INSTRUCTIONS TO FOLLOW: Copy the data that follows, character for character, minus the pictures.

....

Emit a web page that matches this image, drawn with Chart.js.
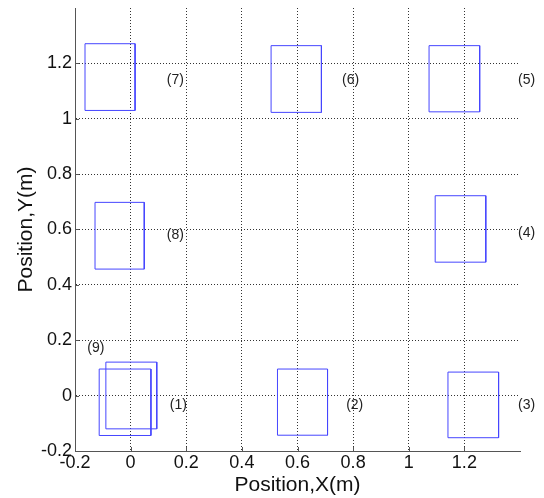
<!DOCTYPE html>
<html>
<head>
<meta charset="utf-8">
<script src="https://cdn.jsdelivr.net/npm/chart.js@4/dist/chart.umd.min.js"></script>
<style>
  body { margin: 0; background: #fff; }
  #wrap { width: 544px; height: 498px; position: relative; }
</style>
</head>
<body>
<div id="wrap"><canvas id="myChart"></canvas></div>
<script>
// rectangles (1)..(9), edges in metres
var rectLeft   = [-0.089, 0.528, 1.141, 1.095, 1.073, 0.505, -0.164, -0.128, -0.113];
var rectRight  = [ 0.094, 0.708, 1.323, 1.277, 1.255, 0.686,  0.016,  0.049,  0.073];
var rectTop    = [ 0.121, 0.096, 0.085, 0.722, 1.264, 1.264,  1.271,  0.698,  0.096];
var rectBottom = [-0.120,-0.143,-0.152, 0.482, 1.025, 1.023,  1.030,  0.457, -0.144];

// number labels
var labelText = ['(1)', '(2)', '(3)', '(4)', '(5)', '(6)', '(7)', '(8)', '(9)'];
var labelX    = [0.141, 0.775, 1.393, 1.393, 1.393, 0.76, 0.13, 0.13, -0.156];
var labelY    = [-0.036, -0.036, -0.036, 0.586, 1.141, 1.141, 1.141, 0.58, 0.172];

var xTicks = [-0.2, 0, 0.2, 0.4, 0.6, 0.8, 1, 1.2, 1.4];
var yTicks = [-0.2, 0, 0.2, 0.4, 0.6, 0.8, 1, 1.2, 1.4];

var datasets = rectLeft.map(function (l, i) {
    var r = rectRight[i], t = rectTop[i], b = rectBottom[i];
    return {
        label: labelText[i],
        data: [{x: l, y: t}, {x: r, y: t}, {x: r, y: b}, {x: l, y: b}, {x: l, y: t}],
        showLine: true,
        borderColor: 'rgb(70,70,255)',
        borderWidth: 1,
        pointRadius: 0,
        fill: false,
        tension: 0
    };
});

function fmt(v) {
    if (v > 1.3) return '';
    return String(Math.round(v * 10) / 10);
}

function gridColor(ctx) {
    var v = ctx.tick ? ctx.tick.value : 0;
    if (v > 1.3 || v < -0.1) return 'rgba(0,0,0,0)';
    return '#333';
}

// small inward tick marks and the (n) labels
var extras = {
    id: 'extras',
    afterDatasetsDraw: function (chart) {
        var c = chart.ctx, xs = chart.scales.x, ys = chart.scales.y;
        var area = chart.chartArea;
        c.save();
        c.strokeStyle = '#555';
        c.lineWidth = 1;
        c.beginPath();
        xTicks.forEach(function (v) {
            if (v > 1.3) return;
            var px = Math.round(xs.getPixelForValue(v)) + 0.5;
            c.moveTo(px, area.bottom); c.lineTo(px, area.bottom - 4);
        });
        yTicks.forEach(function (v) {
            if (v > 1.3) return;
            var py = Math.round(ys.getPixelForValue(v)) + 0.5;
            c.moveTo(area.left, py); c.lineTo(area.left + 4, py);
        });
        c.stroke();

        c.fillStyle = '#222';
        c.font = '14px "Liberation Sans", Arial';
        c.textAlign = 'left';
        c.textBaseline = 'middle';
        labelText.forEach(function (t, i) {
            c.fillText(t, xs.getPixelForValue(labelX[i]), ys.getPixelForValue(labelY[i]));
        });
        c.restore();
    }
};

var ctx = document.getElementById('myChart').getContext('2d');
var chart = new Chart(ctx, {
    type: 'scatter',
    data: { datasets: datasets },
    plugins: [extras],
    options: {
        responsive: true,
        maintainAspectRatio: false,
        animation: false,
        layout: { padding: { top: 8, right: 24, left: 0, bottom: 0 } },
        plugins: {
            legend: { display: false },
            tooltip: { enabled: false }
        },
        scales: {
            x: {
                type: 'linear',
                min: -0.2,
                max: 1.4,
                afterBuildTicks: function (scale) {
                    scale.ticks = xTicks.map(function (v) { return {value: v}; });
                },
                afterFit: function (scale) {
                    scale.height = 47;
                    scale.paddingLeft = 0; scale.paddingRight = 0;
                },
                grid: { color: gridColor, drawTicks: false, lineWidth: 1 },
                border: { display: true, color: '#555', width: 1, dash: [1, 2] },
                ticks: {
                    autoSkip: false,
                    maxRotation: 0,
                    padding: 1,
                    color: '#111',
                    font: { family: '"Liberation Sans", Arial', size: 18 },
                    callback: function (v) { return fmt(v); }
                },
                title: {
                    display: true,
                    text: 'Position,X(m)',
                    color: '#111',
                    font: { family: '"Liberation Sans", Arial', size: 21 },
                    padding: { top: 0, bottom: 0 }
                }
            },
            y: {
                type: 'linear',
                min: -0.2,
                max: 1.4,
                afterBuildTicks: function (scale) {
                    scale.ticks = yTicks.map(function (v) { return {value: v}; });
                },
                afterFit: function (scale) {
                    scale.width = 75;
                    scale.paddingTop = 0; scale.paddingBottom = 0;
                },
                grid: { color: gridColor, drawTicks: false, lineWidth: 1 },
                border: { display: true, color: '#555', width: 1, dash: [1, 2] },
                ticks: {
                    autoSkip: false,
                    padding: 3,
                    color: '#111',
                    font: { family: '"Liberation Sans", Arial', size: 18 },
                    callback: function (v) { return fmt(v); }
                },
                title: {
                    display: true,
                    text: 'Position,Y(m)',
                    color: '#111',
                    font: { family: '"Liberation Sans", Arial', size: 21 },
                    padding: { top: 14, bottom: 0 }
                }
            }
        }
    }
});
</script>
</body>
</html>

....

FINAL RESULT:
Emit a web page that matches this image, drawn with Chart.js.
<!DOCTYPE html>
<html>
<head>
<meta charset="utf-8">
<script src="https://cdn.jsdelivr.net/npm/chart.js@4/dist/chart.umd.min.js"></script>
<style>
  body { margin: 0; background: #fff; }
  #wrap { width: 544px; height: 498px; position: relative; }
</style>
</head>
<body>
<div id="wrap"><canvas id="myChart"></canvas></div>
<script>
// rectangles (1)..(9), edges in metres
var rectLeft   = [-0.089, 0.528, 1.141, 1.095, 1.073, 0.505, -0.164, -0.128, -0.113];
var rectRight  = [ 0.094, 0.708, 1.323, 1.277, 1.255, 0.686,  0.016,  0.049,  0.073];
var rectTop    = [ 0.121, 0.096, 0.085, 0.722, 1.264, 1.264,  1.271,  0.698,  0.096];
var rectBottom = [-0.120,-0.143,-0.152, 0.482, 1.025, 1.023,  1.030,  0.457, -0.144];

// number labels
var labelText = ['(1)', '(2)', '(3)', '(4)', '(5)', '(6)', '(7)', '(8)', '(9)'];
var labelX    = [0.141, 0.775, 1.393, 1.393, 1.393, 0.76, 0.13, 0.13, -0.156];
var labelY    = [-0.036, -0.036, -0.036, 0.586, 1.141, 1.141, 1.141, 0.58, 0.172];

var xTicks = [-0.2, 0, 0.2, 0.4, 0.6, 0.8, 1, 1.2, 1.4];
var yTicks = [-0.2, 0, 0.2, 0.4, 0.6, 0.8, 1, 1.2, 1.4];

var datasets = rectLeft.map(function (l, i) {
    var r = rectRight[i], t = rectTop[i], b = rectBottom[i];
    return {
        label: labelText[i],
        data: [{x: l, y: t}, {x: r, y: t}, {x: r, y: b}, {x: l, y: b}, {x: l, y: t}],
        showLine: true,
        borderColor: 'rgb(70,70,255)',
        borderWidth: 1,
        pointRadius: 0,
        fill: false,
        tension: 0
    };
});

function fmt(v) {
    if (v > 1.3) return '';
    return String(Math.round(v * 10) / 10);
}

function gridColor(ctx) {
    var v = ctx.tick ? ctx.tick.value : 0;
    if (v > 1.3 || v < -0.1) return 'rgba(0,0,0,0)';
    return '#333';
}

// small inward tick marks and the (n) labels
var extras = {
    id: 'extras',
    afterDatasetsDraw: function (chart) {
        var c = chart.ctx, xs = chart.scales.x, ys = chart.scales.y;
        var area = chart.chartArea;
        c.save();
        c.strokeStyle = '#555';
        c.lineWidth = 1;
        c.beginPath();
        xTicks.forEach(function (v) {
            if (v > 1.3) return;
            var px = Math.round(xs.getPixelForValue(v)) + 0.5;
            c.moveTo(px, area.bottom); c.lineTo(px, area.bottom - 4);
        });
        yTicks.forEach(function (v) {
            if (v > 1.3) return;
            var py = Math.round(ys.getPixelForValue(v)) + 0.5;
            c.moveTo(area.left, py); c.lineTo(area.left + 4, py);
        });
        c.stroke();

        c.fillStyle = '#222';
        c.font = '14px "Liberation Sans", Arial';
        c.textAlign = 'left';
        c.textBaseline = 'middle';
        labelText.forEach(function (t, i) {
            c.fillText(t, xs.getPixelForValue(labelX[i]), ys.getPixelForValue(labelY[i]));
        });
        c.restore();
    }
};

var ctx = document.getElementById('myChart').getContext('2d');
var chart = new Chart(ctx, {
    type: 'scatter',
    data: { datasets: datasets },
    plugins: [extras],
    options: {
        responsive: true,
        maintainAspectRatio: false,
        animation: false,
        layout: { padding: { top: 8, right: 24, left: 0, bottom: 0 } },
        plugins: {
            legend: { display: false },
            tooltip: { enabled: false }
        },
        scales: {
            x: {
                type: 'linear',
                min: -0.2,
                max: 1.4,
                afterBuildTicks: function (scale) {
                    scale.ticks = xTicks.map(function (v) { return {value: v}; });
                },
                afterFit: function (scale) {
                    scale.height = 47;
                    scale.paddingLeft = 0; scale.paddingRight = 0;
                },
                grid: { color: gridColor, drawTicks: false, lineWidth: 1 },
                border: { display: true, color: '#555', width: 1, dash: [1, 2] },
                ticks: {
                    autoSkip: false,
                    maxRotation: 0,
                    padding: 1,
                    color: '#111',
                    font: { family: '"Liberation Sans", Arial', size: 18 },
                    callback: function (v) { return fmt(v); }
                },
                title: {
                    display: true,
                    text: 'Position,X(m)',
                    color: '#111',
                    font: { family: '"Liberation Sans", Arial', size: 21 },
                    padding: { top: 0, bottom: 0 }
                }
            },
            y: {
                type: 'linear',
                min: -0.2,
                max: 1.4,
                afterBuildTicks: function (scale) {
                    scale.ticks = yTicks.map(function (v) { return {value: v}; });
                },
                afterFit: function (scale) {
                    scale.width = 75;
                    scale.paddingTop = 0; scale.paddingBottom = 0;
                },
                grid: { color: gridColor, drawTicks: false, lineWidth: 1 },
                border: { display: true, color: '#555', width: 1, dash: [1, 2] },
                ticks: {
                    autoSkip: false,
                    padding: 3,
                    color: '#111',
                    font: { family: '"Liberation Sans", Arial', size: 18 },
                    callback: function (v) { return fmt(v); }
                },
                title: {
                    display: true,
                    text: 'Position,Y(m)',
                    color: '#111',
                    font: { family: '"Liberation Sans", Arial', size: 21 },
                    padding: { top: 14, bottom: 0 }
                }
            }
        }
    }
});
</script>
</body>
</html>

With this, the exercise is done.